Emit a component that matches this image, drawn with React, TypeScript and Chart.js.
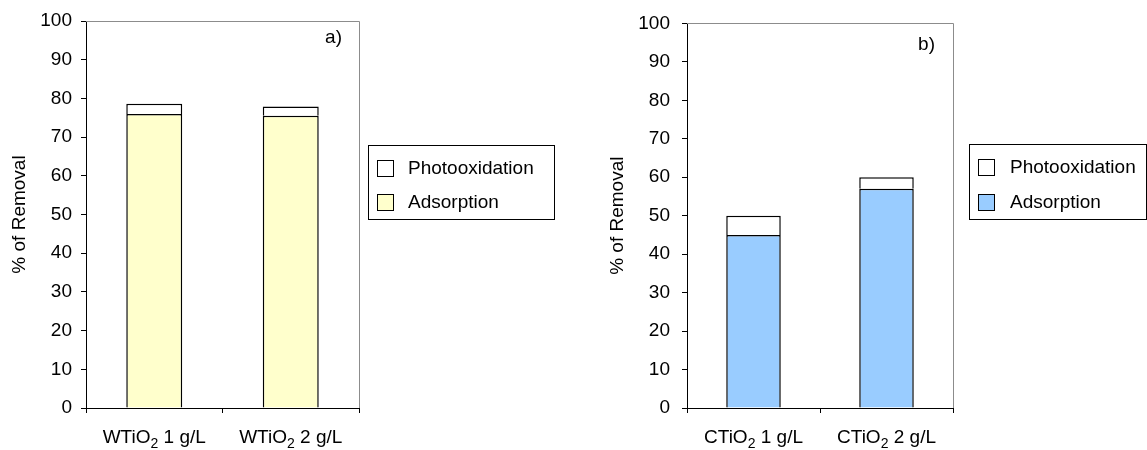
import React, { useEffect, useRef } from 'react';
import { Chart, registerables } from 'chart.js';

Chart.register(...registerables);

const FONT = '"Liberation Sans", Arial, Helvetica, sans-serif';
const FONT_SIZE = 19;

// Value axis
const yMin = 0;
const yMax = 100;
const yStep = 10;
const yTitle = '% of Removal';

// Panel a) – WTiO2
const categoriesA = ['WTiO₂ 1 g/L', 'WTiO₂ 2 g/L'];
const adsorptionA = [76, 75.5];
const photooxidationA = [2.6, 2.4];

// Panel b) – CTiO2
const categoriesB = ['CTiO₂ 1 g/L', 'CTiO₂ 2 g/L'];
const adsorptionB = [45, 57];
const photooxidationB = [5, 3];

const seriesAdsorption = 'Adsorption';
const seriesPhoto = 'Photooxidation';

// Draws category labels, rendering "₂" as a lowered smaller digit
const subscriptLabels = {
  id: 'subscriptLabels',
  afterDraw(chart: any, _a: any, opts: any) {
    const { ctx } = chart;
    const xs = chart.scales.x;
    const labels: string[] = chart.data.labels;
    ctx.save();
    ctx.fillStyle = '#000';
    ctx.textBaseline = 'alphabetic';
    ctx.textAlign = 'left';
    const mainFont = `${FONT_SIZE}px ${FONT}`;
    const subFont = `${opts.subSize}px ${FONT}`;
    labels.forEach((lab, i) => {
      const idx = lab.indexOf('₂');
      const pre = idx >= 0 ? lab.slice(0, idx) : lab;
      const post = idx >= 0 ? lab.slice(idx + 1) : '';
      const sub = idx >= 0 ? '2' : '';
      ctx.font = mainFont;
      const wPre = ctx.measureText(pre).width;
      const wPost = ctx.measureText(post).width;
      ctx.font = subFont;
      const wSub = sub ? ctx.measureText(sub).width : 0;
      const total = wPre + wSub + wPost;
      let x = xs.getPixelForValue(i) - total / 2;
      const base = xs.top + opts.baseline;
      ctx.font = mainFont;
      ctx.fillText(pre, x, base);
      x += wPre;
      if (sub) {
        ctx.font = subFont;
        ctx.fillText(sub, x, base + opts.subDrop);
        x += wSub;
      }
      ctx.font = mainFont;
      ctx.fillText(post, x, base);
    });
    ctx.restore();
  },
};

// Gray frame on the top and right sides of the plot area
const plotFrame = {
  id: 'plotFrame',
  afterDraw(chart: any) {
    const { ctx, chartArea } = chart;
    const t = Math.round(chartArea.top) + 0.5;
    const r = Math.round(chartArea.right) + 0.5;
    const b = Math.round(chartArea.bottom);
    ctx.save();
    ctx.strokeStyle = '#8c8c8c';
    ctx.lineWidth = 1;
    ctx.beginPath();
    ctx.moveTo(Math.round(chartArea.left), t);
    ctx.lineTo(r, t);
    ctx.lineTo(r, b);
    ctx.stroke();
    ctx.restore();
  },
};

// Boxed legend to the right of the plot
const boxLegend = {
  id: 'boxLegend',
  afterDraw(chart: any, _a: any, opts: any) {
    const { ctx, chartArea } = chart;
    const x = Math.round(chartArea.right + opts.gap);
    const y = Math.round(opts.top);
    ctx.save();
    ctx.strokeStyle = '#000';
    ctx.lineWidth = 1;
    ctx.strokeRect(x + 0.5, y + 0.5, opts.width, opts.height);
    const items = chart.data.datasets.slice().reverse();
    ctx.font = `${FONT_SIZE}px ${FONT}`;
    ctx.textBaseline = 'middle';
    ctx.textAlign = 'left';
    items.forEach((ds: any, i: number) => {
      const cy = y + opts.firstRow + i * opts.rowGap;
      const s = opts.swatch;
      const sx = x + opts.inset;
      const sy = Math.round(cy - s / 2);
      ctx.fillStyle = ds.backgroundColor;
      ctx.fillRect(sx, sy, s, s);
      ctx.strokeStyle = '#000';
      ctx.strokeRect(sx + 0.5, sy + 0.5, s - 1, s - 1);
      ctx.fillStyle = '#000';
      ctx.fillText(ds.label, sx + s + opts.textGap, cy + 1);
    });
    ctx.restore();
  },
};

// Panel letter in the upper right corner of the plot
const panelTag = {
  id: 'panelTag',
  afterDraw(chart: any, _a: any, opts: any) {
    const { ctx, chartArea } = chart;
    ctx.save();
    ctx.fillStyle = '#000';
    ctx.font = `${FONT_SIZE}px ${FONT}`;
    ctx.textAlign = 'right';
    ctx.textBaseline = 'alphabetic';
    ctx.fillText(opts.text, chartArea.right - opts.dx, chartArea.top + opts.dy);
    ctx.restore();
  },
};

function makeConfig(p: {
  labels: string[];
  adsorption: number[];
  photo: number[];
  fill: string;
  axisWidth: number;
  titlePad: number;
  tickPad: number;
  padTop: number;
  padRight: number;
  legend: any;
  tag: any;
}) {
  const barCommon = {
    borderColor: '#000',
    borderWidth: 1.5,
    borderSkipped: 'start',
    barPercentage: 0.41,
    categoryPercentage: 1,
  };
  return {
    type: 'bar',
    data: {
      labels: p.labels,
      datasets: [
        { label: seriesAdsorption, data: p.adsorption, backgroundColor: p.fill, ...barCommon },
        { label: seriesPhoto, data: p.photo, backgroundColor: '#ffffff', ...barCommon },
      ],
    },
    options: {
      responsive: false,
      animation: false,
      devicePixelRatio: 1,
      layout: { padding: { top: p.padTop, right: p.padRight, left: 0, bottom: 0 } },
      scales: {
        x: {
          stacked: true,
          offset: true,
          grid: {
            display: true,
            offset: true,
            drawOnChartArea: false,
            drawTicks: true,
            tickLength: 5,
            color: '#000',
            lineWidth: 1,
          },
          border: { display: true, color: '#000', width: 1 },
          ticks: { display: false },
          afterFit: (s: any) => {
            s.height = 42;
          },
        },
        y: {
          stacked: true,
          min: yMin,
          max: yMax,
          ticks: {
            stepSize: yStep,
            padding: p.tickPad,
            color: '#000',
            font: { family: FONT, size: FONT_SIZE },
          },
          grid: {
            display: true,
            drawOnChartArea: false,
            drawTicks: true,
            tickLength: 5,
            color: '#000',
            lineWidth: 1,
          },
          border: { display: true, color: '#000', width: 1 },
          title: {
            display: true,
            text: yTitle,
            color: '#000',
            font: { family: FONT, size: FONT_SIZE, lineHeight: 1 },
            padding: { top: p.titlePad, bottom: 0 },
          },
          afterFit: (s: any) => {
            s.width = p.axisWidth;
          },
        },
      },
      plugins: {
        legend: { display: false },
        tooltip: { enabled: false },
        subscriptLabels: { baseline: 35, subSize: 14, subDrop: 4.5 },
        boxLegend: p.legend,
        panelTag: p.tag,
      },
    },
    plugins: [plotFrame, subscriptLabels, boxLegend, panelTag],
  };
}

function Panel({ left, width, config }: { left: number; width: number; config: any }) {
  const ref = useRef<HTMLCanvasElement | null>(null);
  useEffect(() => {
    if (!ref.current) return;
    const chart = new Chart(ref.current, config);
    return () => chart.destroy();
  }, [config]);
  return (
    <canvas
      ref={ref}
      width={width}
      height={450}
      style={{ position: 'absolute', left, top: 0, width, height: 450 }}
    />
  );
}

const configA = makeConfig({
  labels: categoriesA,
  adsorption: adsorptionA,
  photo: photooxidationA,
  fill: '#ffffcc',
  axisWidth: 86,
  titlePad: 10.5,
  tickPad: 9,
  padTop: 21,
  padRight: 216,
  legend: { gap: 9, top: 145, width: 186, height: 74, firstRow: 23, rowGap: 34, swatch: 17, inset: 9, textGap: 14 },
  tag: { text: 'a)', dx: 17, dy: 22 },
});

const configB = makeConfig({
  labels: categoriesB,
  adsorption: adsorptionB,
  photo: photooxidationB,
  fill: '#99ccff',
  axisWidth: 112,
  titlePad: 33.5,
  tickPad: 12,
  padTop: 18,
  padRight: 194,
  legend: { gap: 16, top: 144, width: 177, height: 75, firstRow: 23, rowGap: 35, swatch: 17, inset: 9, textGap: 15 },
  tag: { text: 'b)', dx: 18, dy: 27 },
});

export default function App() {
  return (
    <div
      style={{
        position: 'fixed',
        left: 0,
        top: 0,
        width: 1147,
        height: 450,
        background: '#fff',
        overflow: 'hidden',
      }}
    >
      <Panel left={0} width={575} config={configA} />
      <Panel left={575} width={572} config={configB} />
    </div>
  );
}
--------
• _TASK TO COMPLETE_
Each line with the string "React" in it needs to be found and copied.

• _EXERCISE RESPONSE_
Emit a component that matches this image, drawn with React, TypeScript and Chart.js.
import React, { useEffect, useRef } from 'react';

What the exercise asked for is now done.